The foundation’s community grants program invests in new or existing initiatives that impact local communities and help those with Parkinson’s live better by addressing unmet health, wellness, and educational needs. Organizations must demonstrate a commitment to diversity, equity, and inclusion.
Grants for this funding round, which runs from July 1 to June 30, 2024, focused on educational, mental health, and exercise programs along with patient care centers. The grants range from $10,000 to $25,000.
“Community-based grants empower leaders of meaningful Parkinson’s programs who both understand and are equipped to address the local community’s most pressing needs,” John L. Lehr, the foundation’s president and CEO, said in a press release. “These investments reflect the Foundation’s continued commitment to making a difference in the lives of people with PD from all walks of life.”
What efforts does the Community Grant Program fund?
The grants are open to healthcare facilities and nonprofit and other tax-exempt organizations nationwide, in addition to for-profit organizations if the programs are free. Some recipients are previous grantees that will continue programming through this year.
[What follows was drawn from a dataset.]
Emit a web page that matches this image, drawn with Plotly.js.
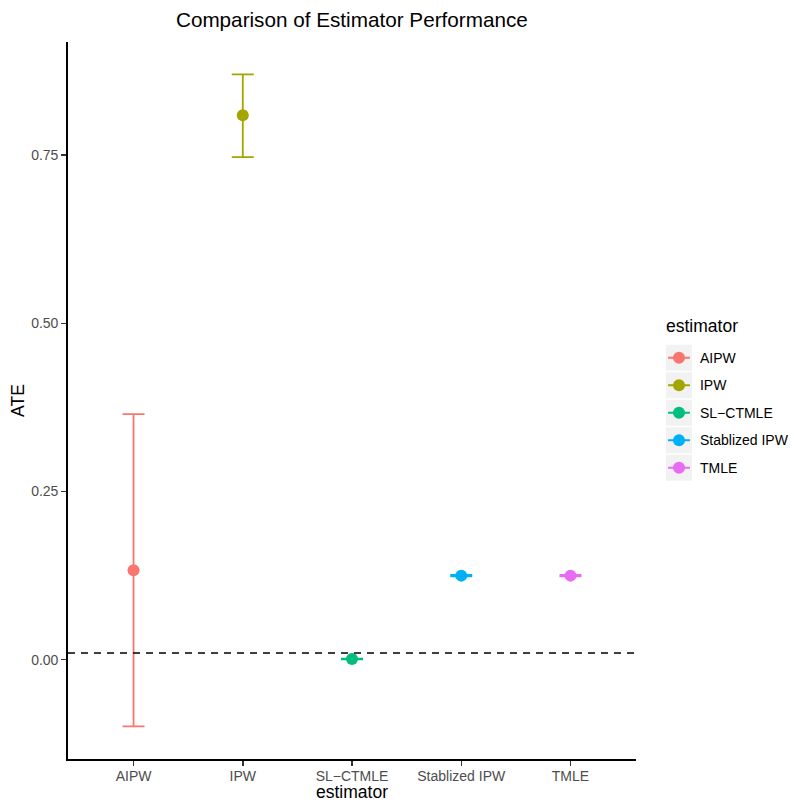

Initiatives in Calgary, Alberta, Canada, and in Marburg, Germany also received grants this cycle, as centers in those countries are part of the foundation’s Global Care Network.
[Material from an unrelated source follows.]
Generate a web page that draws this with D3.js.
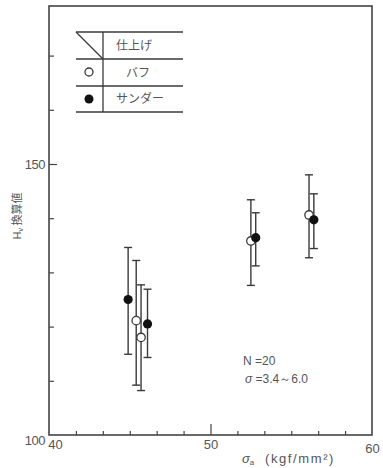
<!DOCTYPE html>
<html><head><meta charset="utf-8">
<script src="https://cdn.jsdelivr.net/npm/d3@7"></script>
<style>body{margin:0;background:#fff}svg{display:block}text{font-family:"Liberation Sans",Arial,sans-serif;fill:#555}</style>
</head><body><svg id="c" width="383" height="468"></svg>
<script>
// Data
const finishes = ["バフ", "サンダー"];
const buffX = [45.4, 45.7, 52.5, 56.1];
const buffY = [121.1, 118.0, 135.8, 140.6];
const buffHi = [132.2, 127.7, 143.4, 148.0];
const buffLo = [109.2, 108.2, 127.6, 132.7];
const sandX = [44.9, 46.1, 52.8, 56.4];
const sandY = [125.0, 120.5, 136.4, 139.7];
const sandHi = [134.6, 126.9, 141.0, 144.5];
const sandLo = [114.9, 114.3, 131.2, 134.4];
const xTicks = [40, 50, 60];
const xMinorTicks = [41.667, 43.333, 45, 46.667, 48.333, 51.667, 53.333, 55, 56.667, 58.333];
const yTickLabels = [100, 150];
const yMinorTicks = [110, 120, 130, 140, 160, 170];
const note = ["N =20", "σ =3.4～6.0"];

const svg = d3.select("#c");
const x = d3.scaleLinear().domain([40, 60]).range([49, 372]);
const y = d3.scaleLinear().domain([100, 150]).range([435, 164]);
const frameTop = 6;
const ink = "#3a3a3a";
const jp = "'Noto Sans CJK JP'";

// frame
svg.append("rect").attr("x", x(40)).attr("y", frameTop).attr("width", x(60) - x(40)).attr("height", y(100) - frameTop)
  .attr("fill", "none").attr("stroke", "#444").attr("stroke-width", 1.6);

// Y axis
const gy = svg.append("g").attr("transform", `translate(${x(40)},0)`)
  .call(d3.axisLeft(y).tickValues(yTickLabels.concat(yMinorTicks)).tickSizeInner(-5).tickSizeOuter(0).tickPadding(4)
    .tickFormat(d => yTickLabels.includes(d) ? d : ""));
gy.select(".domain").remove();
gy.selectAll(".tick line").attr("stroke", "#444").attr("stroke-width", 1.2).filter(d => d === 150).attr("x2", 8);
gy.selectAll(".tick").filter(d => d === 100).select("line").remove();
gy.selectAll(".tick text").style("font-size", "13px").attr("fill", "#555").style("letter-spacing", "-0.5px");
gy.selectAll(".tick").filter(d => d === 100).select("text").attr("dy", "0.7em");

// X axis
const gx = svg.append("g").attr("transform", `translate(0,${y(100)})`)
  .call(d3.axisBottom(x).tickValues(xTicks.concat(xMinorTicks)).tickSizeInner(-4).tickSizeOuter(0).tickPadding(5)
    .tickFormat(d => xTicks.includes(d) ? d : ""));
gx.select(".domain").remove();
gx.selectAll(".tick line").attr("stroke", "#444").attr("stroke-width", 1.2).filter(d => d === 50).attr("y2", -11);
gx.selectAll(".tick").filter(d => d === 40 || d === 60).select("line").remove();
gx.selectAll(".tick text").style("font-size", "13px").attr("fill", "#555");
gx.selectAll(".tick").filter(d => d === 40).select("text").attr("dx", 6);
gx.selectAll(".tick").filter(d => d === 60).select("text").attr("dy", "1em");

// axis titles
const xt = svg.append("text").attr("x", 242).attr("y", 463).style("font-size", "13px");
xt.append("tspan").text("σ").style("font-style", "italic");
xt.append("tspan").text("a").attr("dy", 2).style("font-size", "8px");
xt.append("tspan").text("(kgf/mm²)").attr("dy", -2).attr("x", 265).style("letter-spacing", "1.6px");

const yt = svg.append("text").attr("transform", "translate(21,216) rotate(-90)").attr("text-anchor", "middle")
  .style("font-size", "11px");
yt.append("tspan").text("H");
yt.append("tspan").text("v").attr("dy", 2).style("font-size", "7px");
yt.append("tspan").text(" 換算値").attr("dy", -2).style("font-family", jp);

// legend table
const lg = svg.append("g").attr("stroke", ink).attr("stroke-width", 1.3);
[32, 59, 86, 112].forEach(v => lg.append("line").attr("x1", 76).attr("x2", 183).attr("y1", v).attr("y2", v));
lg.append("line").attr("x1", 103).attr("x2", 103).attr("y1", 32).attr("y2", 112);
lg.append("line").attr("x1", 76).attr("x2", 103).attr("y1", 32).attr("y2", 59);
const lt = (tx, ty, s) => svg.append("text").attr("x", tx).attr("y", ty).attr("text-anchor", "middle")
  .style("font-size", "12px").style("font-family", jp).text(s);
lt(134, 50, "仕上げ");
lt(138, 77, finishes[0]);
lt(140, 103, finishes[1]);
svg.append("circle").attr("cx", 89).attr("cy", 72).attr("r", 4).attr("fill", "#fff").attr("stroke", ink).attr("stroke-width", 1.3);
svg.append("circle").attr("cx", 89).attr("cy", 99).attr("r", 4.5).attr("fill", "#111");

// series
function drawSeries(xs, ys, his, los) {
  const g = svg.append("g");
  const data = xs.map((d, i) => ({ x: d, y: ys[i], hi: his[i], lo: los[i] }));
  g.selectAll(".eb").data(data).join("line").attr("class", "eb").attr("x1", d => x(d.x)).attr("x2", d => x(d.x))
    .attr("y1", d => y(d.hi)).attr("y2", d => y(d.lo)).attr("stroke", ink).attr("stroke-width", 1.4);
  ["hi", "lo"].forEach(k => g.selectAll(".c" + k).data(data).join("line").attr("class", "c" + k)
    .attr("x1", d => x(d.x) - 4).attr("x2", d => x(d.x) + 4)
    .attr("y1", d => y(d[k])).attr("y2", d => y(d[k])).attr("stroke", ink).attr("stroke-width", 1.4));
  return { g, data };
}
const b = drawSeries(buffX, buffY, buffHi, buffLo);
const s = drawSeries(sandX, sandY, sandHi, sandLo);
b.g.selectAll("circle").data(b.data).join("circle").attr("cx", d => x(d.x)).attr("cy", d => y(d.y)).attr("r", 4.2)
  .attr("fill", "#fff").attr("stroke", ink).attr("stroke-width", 1.3);
s.g.selectAll("circle").data(s.data).join("circle").attr("cx", d => x(d.x)).attr("cy", d => y(d.y)).attr("r", 4.6)
  .attr("fill", "#111");

// note
svg.append("text").attr("x", 243).attr("y", 365).style("font-size", "12px").text(note[0]);
const n2 = svg.append("text").attr("x", 245).attr("y", 383).style("font-size", "12px");
n2.append("tspan").text("σ").style("font-style", "italic");
n2.append("tspan").text(note[1].slice(1));
</script></body></html>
One awardee this year is a program in Eden Prairie, Minnesota that takes a holistic approach to Parkinson’s support.
“The goal of our program, Get Living with Parkinson’s, is to promote physical, mental, emotional, and social health for people with Parkinson’s and their care partners,” said Megan Munoz, program recreation supervisor. “With this generous grant from the Parkinson’s Foundation, we will be able to improve upon and expand our program further into the community and surrounding areas to reach everyone who can benefit from the program’s offerings.”
Other recipients include the “Community Conversations with Emory Parkinson’s Disease Researchers” program at Emory University in Atlanta, Georgia, a “Music Therapy for Mental Health” program for Parkinson’s patients and their care partners in Honolulu, Hawaii, and a “Dance for Parkinson’s” initiative in Brooklyn, New York.
Community grants don’t support an organization’s salaries, exercise equipment, indirect costs, travel, training or licensing, endowments, individual support, or capital expenses such as for computers or furniture.
Since 2011, the Parkinson’s Foundation has invested more than $10.4 million in 787 community-based programs, including $5 million in the last three years. More information about the program is available by emailing [email protected]. Applications are currently closed.